**DATASET EXTRACT:**

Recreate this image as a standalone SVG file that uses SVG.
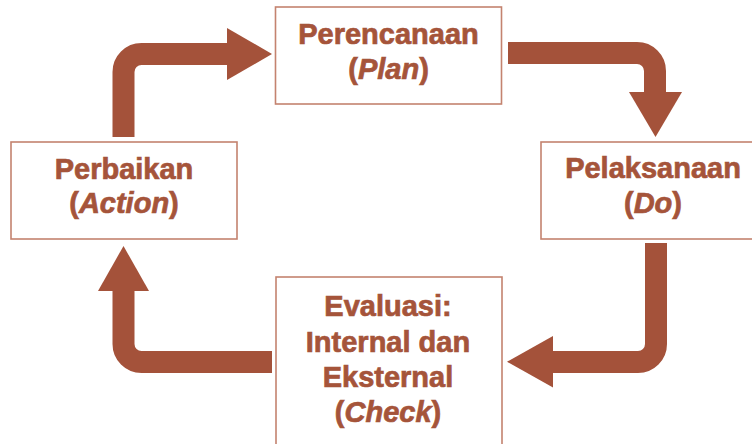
<svg xmlns="http://www.w3.org/2000/svg" width="752" height="444" viewBox="0 0 752 444">
<style>
.box{fill:#fff;stroke:#c4836f;stroke-width:1.6}
.t{font-family:Arial,"Liberation Sans",sans-serif;font-weight:700;font-size:29px;fill:#a5543a;stroke:#a5543a;stroke-width:0.7;text-anchor:middle}
.t tspan.i{font-style:italic}
.shaft{fill:none;stroke:#a4523a;stroke-width:22}
.head{fill:#a4523a}
</style>
<rect width="752" height="444" fill="#fff"/>
<g id="connectors">
  <g id="a-action-plan">
    <path class="shaft" d="M123.5,137 V72 A18,18 0 0 1 141.5,54 H229"/>
    <polygon class="head" points="227,28 272,54 227,80"/>
  </g>
  <g id="a-plan-do">
    <path class="shaft" d="M508,53 H637 A18,18 0 0 1 655,71 V94"/>
    <polygon class="head" points="629,92 682,92 655.5,137"/>
  </g>
  <g id="a-do-check">
    <path class="shaft" d="M656,243 V344 A18,18 0 0 1 638,362 H551"/>
    <polygon class="head" points="553,336 553,387.5 507,361.8"/>
  </g>
  <g id="a-check-action">
    <path class="shaft" d="M272,362 H141.5 A18,18 0 0 1 123.5,344 V289"/>
    <polygon class="head" points="98,291 149,291 123.5,246"/>
  </g>
</g>
<g id="plan">
  <rect class="box" x="275.5" y="7" width="226" height="97"/>
  <text class="t" x="388.5" y="44">Perencanaan</text>
  <text class="t" x="388.5" y="79">(<tspan class="i">Plan</tspan>)</text>
</g>
<g id="do">
  <rect class="box" x="541" y="142" width="226" height="97"/>
  <text class="t" x="653" y="178">Pelaksanaan</text>
  <text class="t" x="653" y="213">(<tspan class="i">Do</tspan>)</text>
</g>
<g id="action">
  <rect class="box" x="11" y="142" width="226" height="97"/>
  <text class="t" x="124" y="179">Perbaikan</text>
  <text class="t" x="124" y="213">(<tspan class="i">Action</tspan>)</text>
</g>
<g id="check">
  <rect class="box" x="276" y="277" width="226" height="180"/>
  <text class="t" x="388" y="316">Evaluasi:</text>
  <text class="t" x="388" y="352">Internal dan</text>
  <text class="t" x="388" y="387">Eksternal</text>
  <text class="t" x="388" y="422">(<tspan class="i">Check</tspan>)</text>
</g>
</svg>
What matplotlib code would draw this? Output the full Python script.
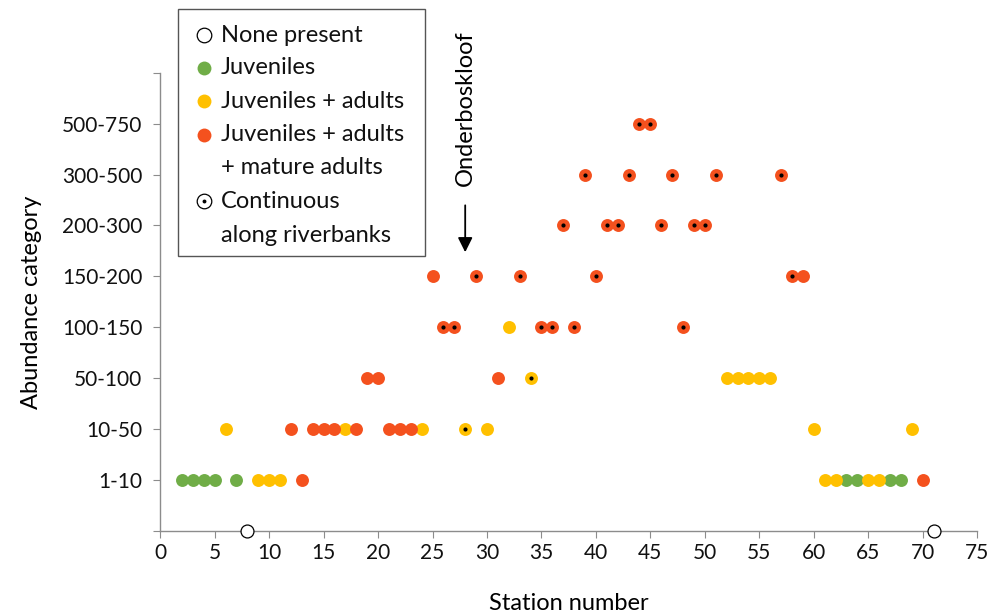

**EXERCISE DETAILS:** Write out all the entries exactly, except for the pictures.

**SOLUTION FOR THIS EXERCISE:**
Recreate this image as a standalone SVG file that uses SVG.
<svg xmlns="http://www.w3.org/2000/svg" width="752" height="444" viewBox="0 0 752 444">
<style>
.box{fill:#fff;stroke:#c4836f;stroke-width:1.6}
.t{font-family:Arial,"Liberation Sans",sans-serif;font-weight:700;font-size:29px;fill:#a5543a;stroke:#a5543a;stroke-width:0.7;text-anchor:middle}
.t tspan.i{font-style:italic}
.shaft{fill:none;stroke:#a4523a;stroke-width:22}
.head{fill:#a4523a}
</style>
<rect width="752" height="444" fill="#fff"/>
<g id="connectors">
  <g id="a-action-plan">
    <path class="shaft" d="M123.5,137 V72 A18,18 0 0 1 141.5,54 H229"/>
    <polygon class="head" points="227,28 272,54 227,80"/>
  </g>
  <g id="a-plan-do">
    <path class="shaft" d="M508,53 H637 A18,18 0 0 1 655,71 V94"/>
    <polygon class="head" points="629,92 682,92 655.5,137"/>
  </g>
  <g id="a-do-check">
    <path class="shaft" d="M656,243 V344 A18,18 0 0 1 638,362 H551"/>
    <polygon class="head" points="553,336 553,387.5 507,361.8"/>
  </g>
  <g id="a-check-action">
    <path class="shaft" d="M272,362 H141.5 A18,18 0 0 1 123.5,344 V289"/>
    <polygon class="head" points="98,291 149,291 123.5,246"/>
  </g>
</g>
<g id="plan">
  <rect class="box" x="275.5" y="7" width="226" height="97"/>
  <text class="t" x="388.5" y="44">Perencanaan</text>
  <text class="t" x="388.5" y="79">(<tspan class="i">Plan</tspan>)</text>
</g>
<g id="do">
  <rect class="box" x="541" y="142" width="226" height="97"/>
  <text class="t" x="653" y="178">Pelaksanaan</text>
  <text class="t" x="653" y="213">(<tspan class="i">Do</tspan>)</text>
</g>
<g id="action">
  <rect class="box" x="11" y="142" width="226" height="97"/>
  <text class="t" x="124" y="179">Perbaikan</text>
  <text class="t" x="124" y="213">(<tspan class="i">Action</tspan>)</text>
</g>
<g id="check">
  <rect class="box" x="276" y="277" width="226" height="180"/>
  <text class="t" x="388" y="316">Evaluasi:</text>
  <text class="t" x="388" y="352">Internal dan</text>
  <text class="t" x="388" y="387">Eksternal</text>
  <text class="t" x="388" y="422">(<tspan class="i">Check</tspan>)</text>
</g>
</svg>
What matplotlib code would draw this? Output the full Python script.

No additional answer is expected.